- [EXERCISE MATERIALS]:
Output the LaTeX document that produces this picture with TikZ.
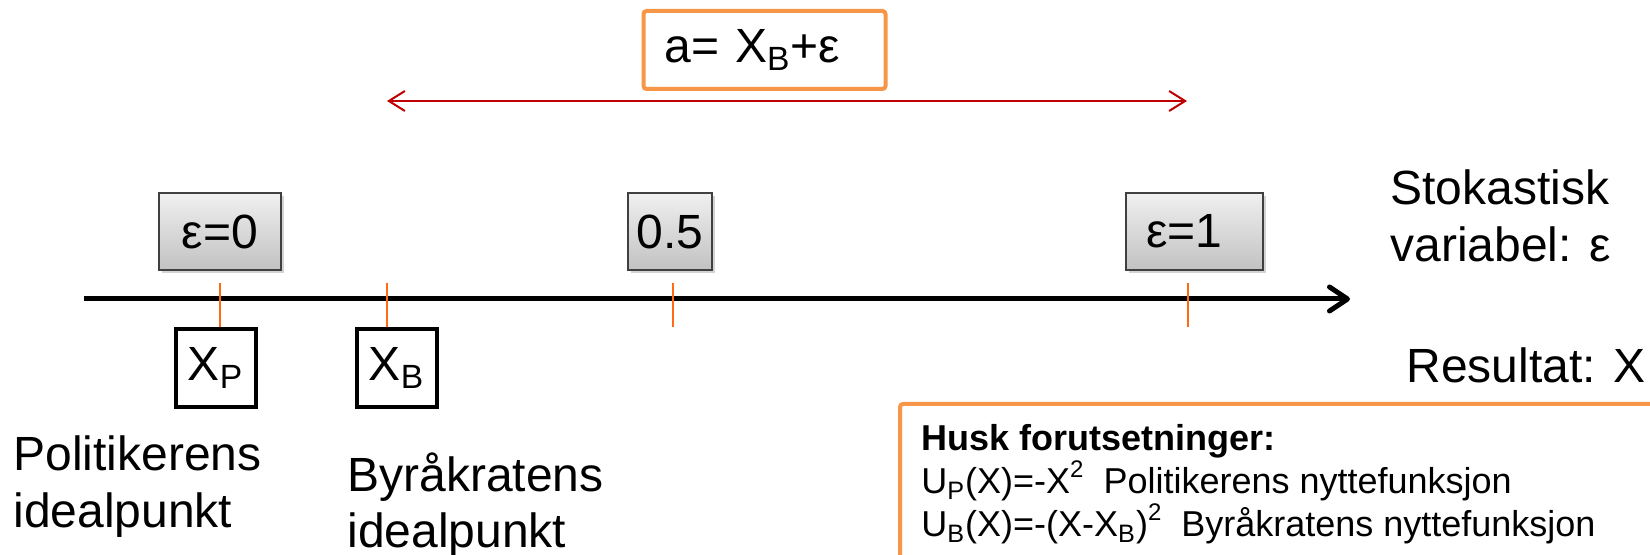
\documentclass[tikz,border=0pt]{standalone}
\usepackage{fontspec}
\setmainfont{Liberation Sans}
\usetikzlibrary{arrows.meta,shadows}
\definecolor{boxorange}{HTML}{F79646}
\definecolor{tickorange}{HTML}{FF6A13}
\definecolor{arrowred}{HTML}{C00000}
\tikzset{
  big/.style={font=\fontsize{24pt}{28.5pt}\selectfont, inner sep=0pt},
  small/.style={font=\fontsize{18pt}{21.5pt}\selectfont, inner sep=0pt},
  graybox/.style={draw=black!75, line width=0.6pt, top color=black!6, bottom color=black!24,
    drop shadow={opacity=0.35, shadow xshift=1.5pt, shadow yshift=-1.5pt},
    minimum height=38.5pt, inner sep=0pt, font=\fontsize{24pt}{28.5pt}\selectfont},
  xbox/.style={draw=black, line width=2pt, minimum width=40pt, minimum height=39pt,
    inner sep=0pt, font=\fontsize{24pt}{28.5pt}\selectfont},
  tickline/.style={draw=tickorange, line width=1pt},
}
\newcommand{\supsmall}[1]{\raisebox{0.45em}{\fontsize{12pt}{12pt}\selectfont #1}}
\begin{document}
\begin{tikzpicture}[x=0.5pt,y=-0.5pt]
\useasboundingbox (0,0) rectangle (1650,555);

% top formula box
\node[draw=boxorange, line width=2pt, rounded corners=1.5pt, minimum height=39pt,
  text width=100pt, align=left, inner xsep=10.5pt, inner ysep=0pt,
  font=\fontsize{24pt}{28.5pt}\selectfont] (formula) at (764.5,50) {a= X\textsubscript{B}+ε};

% red double arrow
\coordinate (rl) at (387,101);
\coordinate (rr) at (1187,101);
\draw[arrowred, line width=1pt, {Straight Barb[length=8pt,width=10pt]}-{Straight Barb[length=8pt,width=10pt]}] (rl) -- (rr);

% gray epsilon boxes
\node[graybox, minimum width=61pt] (e0) at (220,231.5) {ε=0};
\node[graybox, minimum width=42pt] (e05) at (670,231.5) {0.5};
\node[graybox, minimum width=68.5pt, text width=48.5pt, align=left, inner xsep=10pt] (e1) at (1194.5,231.5) {ε=1};

% axis
\coordinate (axs) at (84,299);
\coordinate (axe) at (1350,299);
\draw[line width=2.5pt, -{Straight Barb[length=9pt,width=12pt,line cap=round,line join=round]}] (axs) -- (axe);

% X boxes
\node[xbox] (xp) at (215.5,368) {X\textsubscript{P}};
\node[xbox] (xb) at (396.5,368) {X\textsubscript{B}};

% ticks
\coordinate (t0) at (220,283);
\coordinate (tb) at (387,283);
\coordinate (t05a) at (673,283);
\coordinate (t05b) at (673,327);
\coordinate (t1a) at (1188,283);
\coordinate (t1b) at (1188,327);
\draw[tickline] (t0) -- (t0 |- xp.north);
\draw[tickline] (tb) -- (tb |- xb.north);
\draw[tickline] (t05a) -- (t05b);
\draw[tickline] (t1a) -- (t1b);

% right labels
\node[big, anchor=base west] (sto1) at (1390,205) {Stokastisk};
\node[big, anchor=base west] (sto2) at (1390,262) {variabel: ε};
\node[big, anchor=base west] (res) at (1406,383) {Resultat: X};

% bottom left labels
\node[big, anchor=base west] (pol1) at (13,471) {Politikerens};
\node[big, anchor=base west] (pol2) at (13,528) {idealpunkt};
\node[big, anchor=base west] (byr1) at (347,492) {Byråkratens};
\node[big, anchor=base west] (byr2) at (347,547) {idealpunkt};

% bottom orange box (cut by the picture edge)
\begin{scope}
\clip (0,0) rectangle (1650,555);
\draw[boxorange, line width=2pt, rounded corners=1.5pt] (900,404) rectangle (1700,620);
\end{scope}
\node[small, anchor=base west] (h1) at (921,451) {\textbf{Husk forutsetninger:}};
\node[small, anchor=base west] (h2) at (921,494) {U\textsubscript{P}(X)=-X\supsmall{2}\ \ Politikerens nyttefunksjon};
\node[small, anchor=base west] (h3) at (921,537) {U\textsubscript{B}(X)=-(X-X\textsubscript{B})\supsmall{2}\ \ Byråkratens nyttefunksjon};
\end{tikzpicture}
\end{document}
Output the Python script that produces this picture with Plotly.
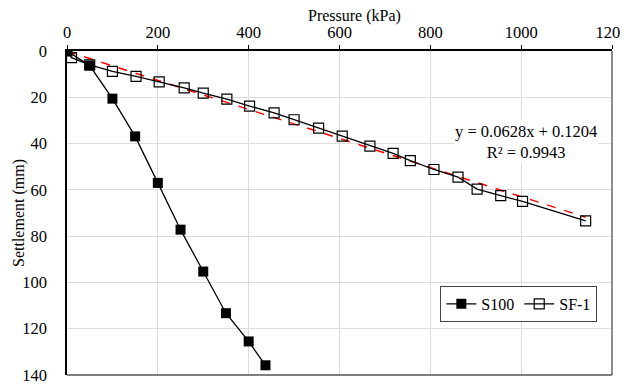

- [PROBLEM DESCRIPTION]: Exclude the pictures and transcribe all of the entries exactly.

- [WRITTEN REPLY]:
Output the LaTeX document that produces this picture with TikZ.
\documentclass[tikz,border=0pt]{standalone}
\usepackage{fontspec}
\setmainfont{Liberation Sans}
\usetikzlibrary{arrows.meta,shadows}
\definecolor{boxorange}{HTML}{F79646}
\definecolor{tickorange}{HTML}{FF6A13}
\definecolor{arrowred}{HTML}{C00000}
\tikzset{
  big/.style={font=\fontsize{24pt}{28.5pt}\selectfont, inner sep=0pt},
  small/.style={font=\fontsize{18pt}{21.5pt}\selectfont, inner sep=0pt},
  graybox/.style={draw=black!75, line width=0.6pt, top color=black!6, bottom color=black!24,
    drop shadow={opacity=0.35, shadow xshift=1.5pt, shadow yshift=-1.5pt},
    minimum height=38.5pt, inner sep=0pt, font=\fontsize{24pt}{28.5pt}\selectfont},
  xbox/.style={draw=black, line width=2pt, minimum width=40pt, minimum height=39pt,
    inner sep=0pt, font=\fontsize{24pt}{28.5pt}\selectfont},
  tickline/.style={draw=tickorange, line width=1pt},
}
\newcommand{\supsmall}[1]{\raisebox{0.45em}{\fontsize{12pt}{12pt}\selectfont #1}}
\begin{document}
\begin{tikzpicture}[x=0.5pt,y=-0.5pt]
\useasboundingbox (0,0) rectangle (1650,555);

% top formula box
\node[draw=boxorange, line width=2pt, rounded corners=1.5pt, minimum height=39pt,
  text width=100pt, align=left, inner xsep=10.5pt, inner ysep=0pt,
  font=\fontsize{24pt}{28.5pt}\selectfont] (formula) at (764.5,50) {a= X\textsubscript{B}+ε};

% red double arrow
\coordinate (rl) at (387,101);
\coordinate (rr) at (1187,101);
\draw[arrowred, line width=1pt, {Straight Barb[length=8pt,width=10pt]}-{Straight Barb[length=8pt,width=10pt]}] (rl) -- (rr);

% gray epsilon boxes
\node[graybox, minimum width=61pt] (e0) at (220,231.5) {ε=0};
\node[graybox, minimum width=42pt] (e05) at (670,231.5) {0.5};
\node[graybox, minimum width=68.5pt, text width=48.5pt, align=left, inner xsep=10pt] (e1) at (1194.5,231.5) {ε=1};

% axis
\coordinate (axs) at (84,299);
\coordinate (axe) at (1350,299);
\draw[line width=2.5pt, -{Straight Barb[length=9pt,width=12pt,line cap=round,line join=round]}] (axs) -- (axe);

% X boxes
\node[xbox] (xp) at (215.5,368) {X\textsubscript{P}};
\node[xbox] (xb) at (396.5,368) {X\textsubscript{B}};

% ticks
\coordinate (t0) at (220,283);
\coordinate (tb) at (387,283);
\coordinate (t05a) at (673,283);
\coordinate (t05b) at (673,327);
\coordinate (t1a) at (1188,283);
\coordinate (t1b) at (1188,327);
\draw[tickline] (t0) -- (t0 |- xp.north);
\draw[tickline] (tb) -- (tb |- xb.north);
\draw[tickline] (t05a) -- (t05b);
\draw[tickline] (t1a) -- (t1b);

% right labels
\node[big, anchor=base west] (sto1) at (1390,205) {Stokastisk};
\node[big, anchor=base west] (sto2) at (1390,262) {variabel: ε};
\node[big, anchor=base west] (res) at (1406,383) {Resultat: X};

% bottom left labels
\node[big, anchor=base west] (pol1) at (13,471) {Politikerens};
\node[big, anchor=base west] (pol2) at (13,528) {idealpunkt};
\node[big, anchor=base west] (byr1) at (347,492) {Byråkratens};
\node[big, anchor=base west] (byr2) at (347,547) {idealpunkt};

% bottom orange box (cut by the picture edge)
\begin{scope}
\clip (0,0) rectangle (1650,555);
\draw[boxorange, line width=2pt, rounded corners=1.5pt] (900,404) rectangle (1700,620);
\end{scope}
\node[small, anchor=base west] (h1) at (921,451) {\textbf{Husk forutsetninger:}};
\node[small, anchor=base west] (h2) at (921,494) {U\textsubscript{P}(X)=-X\supsmall{2}\ \ Politikerens nyttefunksjon};
\node[small, anchor=base west] (h3) at (921,537) {U\textsubscript{B}(X)=-(X-X\textsubscript{B})\supsmall{2}\ \ Byråkratens nyttefunksjon};
\end{tikzpicture}
\end{document}
Output the Python script that produces this picture with Plotly.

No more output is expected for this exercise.